Printers are an obvious one – only use when absolutely necessary to save paper, and money too. A green office would likely have an energy efficient multi use printer, instead of separate devices for faxing and copying.
Newer models of computers, monitors or other pieces of equipment are usually more energy efficient. If a piece of technology is being replaced, look out for the green alternatives when shopping for a new product.
Waste and recycling
A green office environment reduces waste wherever possible. When waste is created, it needs proper disposal. For electronics this can require a bit of research into local recycling, or better still – donate them for parts!
An eco-friendly office works with local authorities to utilise their recycling services. Getting a recycling bin is a great start but ideally waste could be split into paper, glass, batteries and more ensuring the items go to the right place.
Even just having one or two computers and lighting, the space uses electrical power and energy. As well as turning things off when they’re not in use, you can choose energy efficient versions such as LED bulbs for your office space.
To some extent, the need for lighting can be determined by the space itself. A light and bright room with big windows and white walls relies less on electricity for lighting, so a green space considers the natural layout and how to make the most of this.
Heating and air
Older buildings often don’t perform so well on EPCs (Energy Performance Certificate) because of things like single glazed windows or their shape and insulation leading to a poor distribution of heat. A green office should perform excellently on an EPC, whether that be because sustainability was at the forefront of their design, or investment has been made in improving an older space.

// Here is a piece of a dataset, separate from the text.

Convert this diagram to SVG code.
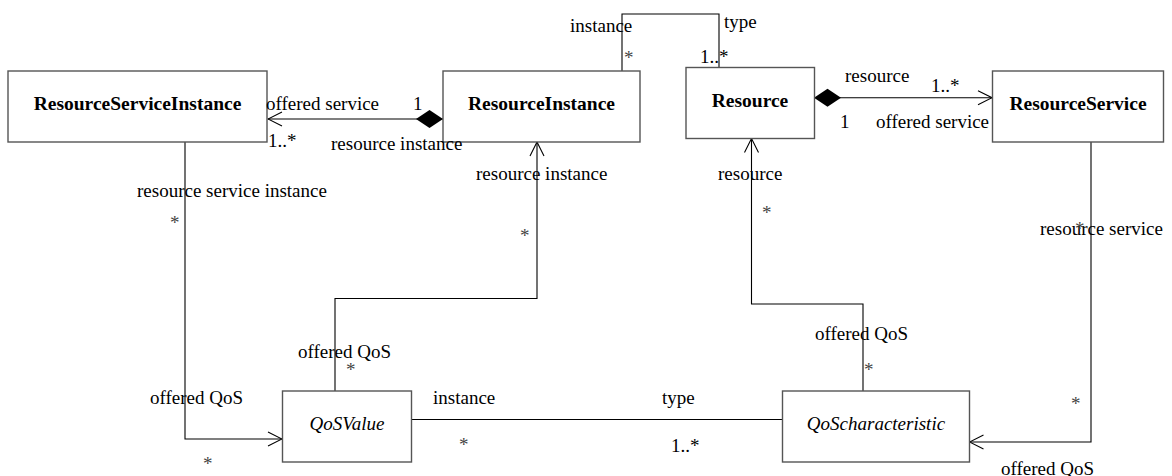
<svg xmlns="http://www.w3.org/2000/svg" width="1172" height="476" viewBox="0 0 1172 476">
<style>
.box{fill:#fff;stroke:#555;stroke-width:1.4}
.t{font-family:"Liberation Serif","Times New Roman",serif;font-size:19px;fill:#000}
.b{font-weight:bold;font-size:19.5px;text-anchor:middle}
.i{font-style:italic;text-anchor:middle}
.ast{fill:#444}
.c{fill:none;stroke:#000;stroke-width:1.1}
</style>
<defs>
<marker id="arr" markerUnits="userSpaceOnUse" viewBox="0 0 16 16" refX="15" refY="8" markerWidth="16" markerHeight="16" orient="auto">
<path d="M1,1 L15,8 L1,15" fill="none" stroke="#000" stroke-width="1.1"/>
</marker>
<marker id="dia" markerUnits="userSpaceOnUse" viewBox="0 0 28 20" refX="0" refY="10" markerWidth="28" markerHeight="20" orient="auto">
<path d="M0,10 L13.5,1 L27,10 L13.5,19 Z" fill="#000"/>
</marker>
</defs>

<g id="connectors">
<path class="c" d="M443,119 L268,119" marker-start="url(#dia)" marker-end="url(#arr)"/>
<path class="c" d="M622,71 L622,14 L719,14 L719,67"/>
<path class="c" d="M814,97.7 L992,97.7" marker-start="url(#dia)" marker-end="url(#arr)"/>
<path class="c" d="M185,142 L185,439 L282,439" marker-end="url(#arr)"/>
<path class="c" d="M335,391 L335,298.5 L537,298.5 L537,142" marker-end="url(#arr)"/>
<path class="c" d="M863,391 L863,304 L751.5,304 L751.5,138.5" marker-end="url(#arr)"/>
<path class="c" d="M1091,142 L1091,442 L969.5,442" marker-end="url(#arr)"/>
<path class="c" d="M412,419.5 L782,419.5"/>
</g>

<g id="ResourceServiceInstance">
<rect class="box" x="8" y="71" width="259" height="71"/>
<text class="t b" x="137.5" y="110">ResourceServiceInstance</text>
</g>
<g id="ResourceInstance">
<rect class="box" x="443" y="71" width="197" height="71"/>
<text class="t b" x="541.5" y="110">ResourceInstance</text>
</g>
<g id="Resource">
<rect class="box" x="686" y="67.5" width="128.5" height="71"/>
<text class="t b" x="750" y="107">Resource</text>
</g>
<g id="ResourceService">
<rect class="box" x="992.5" y="71" width="171" height="71"/>
<text class="t b" x="1078" y="110">ResourceService</text>
</g>
<g id="QoSValue">
<rect class="box" x="282.5" y="391" width="129" height="71"/>
<text class="t i" x="347" y="430">QoSValue</text>
</g>
<g id="QoScharacteristic">
<rect class="box" x="782.5" y="391" width="187" height="71"/>
<text class="t i" x="876" y="430">QoScharacteristic</text>
</g>

<g id="labels">
<text class="t" x="266" y="110">offered service</text>
<text class="t" x="413" y="110">1</text>
<text class="t" x="268" y="147">1..*</text>
<text class="t" x="331" y="150">resource instance</text>
<text class="t" x="570" y="32">instance</text>
<text class="t" x="724" y="28">type</text>
<text class="t ast" x="624" y="64">*</text>
<text class="t" x="700" y="63">1..*</text>
<text class="t" x="845" y="82">resource</text>
<text class="t" x="931" y="92">1..*</text>
<text class="t" x="840" y="128">1</text>
<text class="t" x="876" y="128">offered service</text>
<text class="t" x="137" y="197">resource service instance</text>
<text class="t ast" x="170" y="229">*</text>
<text class="t" x="476" y="180">resource instance</text>
<text class="t ast" x="520" y="242">*</text>
<text class="t" x="718" y="180">resource</text>
<text class="t ast" x="762" y="219">*</text>
<text class="t" x="1040" y="235">resource service</text>
<text class="t ast" x="1075" y="235">*</text>
<text class="t ast" x="1071" y="410">*</text>
<text class="t" x="1001" y="475">offered QoS</text>
<text class="t" x="298" y="358">offered QoS</text>
<text class="t ast" x="346" y="376">*</text>
<text class="t" x="150" y="404">offered QoS</text>
<text class="t ast" x="203" y="470">*</text>
<text class="t" x="433" y="404">instance</text>
<text class="t" x="662" y="404">type</text>
<text class="t ast" x="459" y="451">*</text>
<text class="t" x="671" y="452">1..*</text>
<text class="t" x="815" y="340">offered QoS</text>
<text class="t ast" x="864" y="376">*</text>
</g>
</svg>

Insulation and windows might require significant change, but there are also simple ways to improve conditions within a room. Having one or two plants can improve air quality, using a draft excluder and keeping doors closed can also help retain heat in the room, and like electricity, turning heating down when the room is unoccupied can be a green choice.

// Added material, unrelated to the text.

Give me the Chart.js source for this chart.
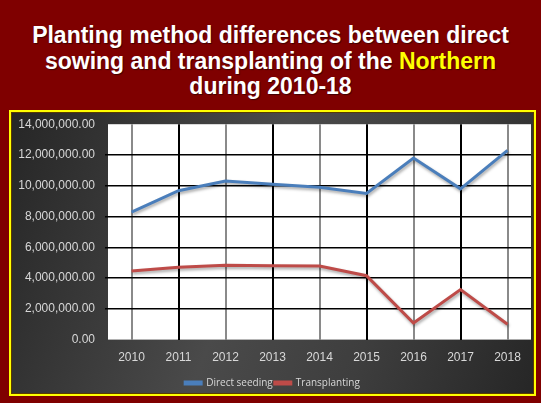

It is not a green choice to use disposable items or single use plastics like takeaway coffee cups or cheap plastic pens. In terms of kitchen items, a green office would provide plenty of reusable mugs, plates and cutlery so that staff don’t have to use single use. Quality coffee and food options provide good encouragement for people not to buy takeaway.
When ordering office supplies like stationery – consider the questions ‘where will this end up’, ‘does its use justify its lifespan’.
Bathroom and cleaning
A green bathroom replaces all disposables with reusable options where possible. This involves using towels rather than a hand dryer and using microfiber cloths to wipe surfaces instead of paper roll.
Conserving water is important in a green office. Turning the tap off when the sink is not in use is an important habit and green office owners would consider updating the toilet to include a small and large flush option. If there is ever a leak or running toilet flush, it’s a high priority to get fixed because it can amount to a lot of wasted water.
Most offices today are mindful of things like the overuse of printing, turning off lights and not over-running the tap. But there are plenty more things you might not first consider part of a green office – from notebooks to toilet paper to bins to the colour the walls are painted.
Everything in a space offers a small opportunity to be more sustainable. This also extends beyond the physical office; communicating a sustainable ethos to staff, stakeholders and clients. A truly green office houses a brand that cares about the environment and wants to play an important role in preventing climate change.
Therefore, the greenest offices are ones that take the sustainable mission outside of the four office walls and turn it into a core element in their brand identity.